GMAM’s Response: While it's true that Direct Indexing (DI) typically runs higher than many passively managed ETFs—the value derived from DI can justify the cost, especially when you consider the broader advantages:

  • Tax Alpha: Jerry rightly points out that the tax savings outweigh the price difference. Through tax-loss harvesting, DI provides an ongoing opportunity to offset not only current gains but also carry forward losses to offset portfolio gains as well as other gains such as the sale of a business or real estate.

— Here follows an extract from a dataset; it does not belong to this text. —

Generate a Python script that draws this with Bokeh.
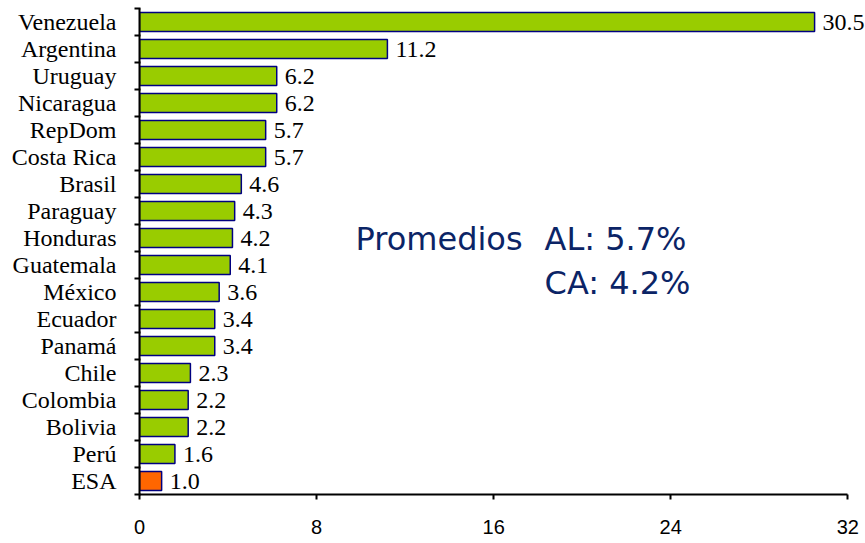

  • Personalized Portfolio Management: Unlike ETFs, which are "one-size-fits-all" products, DI enables investors to tailor their portfolios. Whether an investor wants to exclude specific sectors, avoid individual stocks, or incorporate their ESG preferences, DI allows for a level of customization that ETFs simply cannot match. This personalization helps investors align their portfolios more closely with their personal financial goals, risk tolerance, and ethical considerations.
  • Ownership of Individual Securities: With DI, investors directly own the underlying stocks, providing more transparency and control compared to owning a share in an ETF, which is a pooled product. This can make it easier to implement specific strategies, such as charitable giving or multi-generational estate planning, where gifting appreciated stock directly can yield additional tax benefits.
  • Transparency and Control: The fees in ETFs are indeed embedded in the net asset value (NAV), making them less visible.        DI offers greater transparency and direct ownership of individual stocks, providing greater flexibility in managing positions. 

        In conclusion, while DI fees may be more visible and slightly higher than those of ETFs, the greater flexibility, tax efficiency, and control it offers can significantly enhance long-term wealth creation. For investors with taxable accounts or complex wealth management needs, these benefits far outweigh the cost difference.